> [What you need to do]:
Write out the listing, please, but only from its first line through the line containing "return (H - MB - yp) / PH", exactly as given and without pictures.
------------------------------
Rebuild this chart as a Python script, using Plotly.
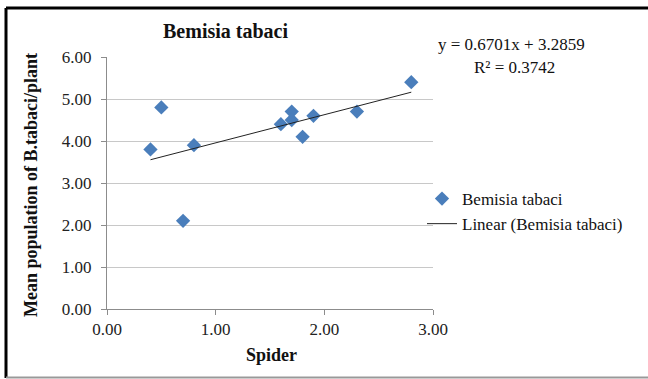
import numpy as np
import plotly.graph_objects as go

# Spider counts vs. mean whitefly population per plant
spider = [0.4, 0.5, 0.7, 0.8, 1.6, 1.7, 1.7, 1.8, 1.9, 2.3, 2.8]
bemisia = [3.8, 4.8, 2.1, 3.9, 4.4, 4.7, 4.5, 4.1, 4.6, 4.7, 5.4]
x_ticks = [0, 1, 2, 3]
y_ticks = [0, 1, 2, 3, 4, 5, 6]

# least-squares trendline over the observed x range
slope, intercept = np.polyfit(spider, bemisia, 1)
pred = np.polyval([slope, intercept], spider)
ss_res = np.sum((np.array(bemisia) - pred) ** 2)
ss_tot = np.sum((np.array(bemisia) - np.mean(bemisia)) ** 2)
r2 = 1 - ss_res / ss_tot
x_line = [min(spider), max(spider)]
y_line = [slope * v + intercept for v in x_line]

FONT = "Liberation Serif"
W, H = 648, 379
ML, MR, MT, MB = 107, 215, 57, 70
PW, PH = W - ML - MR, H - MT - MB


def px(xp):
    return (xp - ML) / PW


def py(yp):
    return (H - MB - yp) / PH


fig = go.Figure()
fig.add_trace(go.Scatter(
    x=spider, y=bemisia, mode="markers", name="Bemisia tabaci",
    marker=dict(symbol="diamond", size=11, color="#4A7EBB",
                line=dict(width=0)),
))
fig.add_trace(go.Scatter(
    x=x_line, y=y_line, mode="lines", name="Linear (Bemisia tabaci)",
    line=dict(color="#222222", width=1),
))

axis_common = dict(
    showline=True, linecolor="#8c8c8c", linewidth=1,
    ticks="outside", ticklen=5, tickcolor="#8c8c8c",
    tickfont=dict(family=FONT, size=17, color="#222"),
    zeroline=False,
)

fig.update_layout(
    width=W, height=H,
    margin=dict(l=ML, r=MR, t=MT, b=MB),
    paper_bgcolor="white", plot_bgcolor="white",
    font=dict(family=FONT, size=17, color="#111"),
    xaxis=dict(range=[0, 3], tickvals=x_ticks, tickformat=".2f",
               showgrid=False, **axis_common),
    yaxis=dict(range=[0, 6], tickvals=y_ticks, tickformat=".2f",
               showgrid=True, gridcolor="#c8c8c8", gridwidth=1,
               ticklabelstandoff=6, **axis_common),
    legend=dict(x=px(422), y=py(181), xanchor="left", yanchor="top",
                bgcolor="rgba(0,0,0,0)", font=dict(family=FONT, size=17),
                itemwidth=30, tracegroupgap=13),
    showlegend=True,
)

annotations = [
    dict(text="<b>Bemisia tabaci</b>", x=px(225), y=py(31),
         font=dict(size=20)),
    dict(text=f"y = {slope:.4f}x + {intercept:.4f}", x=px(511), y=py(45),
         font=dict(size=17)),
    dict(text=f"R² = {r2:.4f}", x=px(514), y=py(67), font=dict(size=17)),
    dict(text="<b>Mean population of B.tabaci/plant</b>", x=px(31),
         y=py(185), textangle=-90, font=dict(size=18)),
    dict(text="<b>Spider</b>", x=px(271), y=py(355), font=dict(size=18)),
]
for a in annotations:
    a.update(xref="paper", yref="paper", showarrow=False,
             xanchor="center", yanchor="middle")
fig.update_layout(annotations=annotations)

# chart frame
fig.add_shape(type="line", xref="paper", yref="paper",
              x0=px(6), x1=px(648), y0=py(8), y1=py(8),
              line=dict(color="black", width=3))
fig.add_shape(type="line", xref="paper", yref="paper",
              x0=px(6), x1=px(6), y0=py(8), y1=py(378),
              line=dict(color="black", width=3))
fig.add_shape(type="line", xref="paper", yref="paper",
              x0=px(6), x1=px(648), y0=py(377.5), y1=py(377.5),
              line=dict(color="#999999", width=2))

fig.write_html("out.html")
------------------------------
> [Completed task]:
Rebuild this chart as a Python script, using Plotly.
import numpy as np
import plotly.graph_objects as go

# Spider counts vs. mean whitefly population per plant
spider = [0.4, 0.5, 0.7, 0.8, 1.6, 1.7, 1.7, 1.8, 1.9, 2.3, 2.8]
bemisia = [3.8, 4.8, 2.1, 3.9, 4.4, 4.7, 4.5, 4.1, 4.6, 4.7, 5.4]
x_ticks = [0, 1, 2, 3]
y_ticks = [0, 1, 2, 3, 4, 5, 6]

# least-squares trendline over the observed x range
slope, intercept = np.polyfit(spider, bemisia, 1)
pred = np.polyval([slope, intercept], spider)
ss_res = np.sum((np.array(bemisia) - pred) ** 2)
ss_tot = np.sum((np.array(bemisia) - np.mean(bemisia)) ** 2)
r2 = 1 - ss_res / ss_tot
x_line = [min(spider), max(spider)]
y_line = [slope * v + intercept for v in x_line]

FONT = "Liberation Serif"
W, H = 648, 379
ML, MR, MT, MB = 107, 215, 57, 70
PW, PH = W - ML - MR, H - MT - MB


def px(xp):
    return (xp - ML) / PW


def py(yp):
    return (H - MB - yp) / PH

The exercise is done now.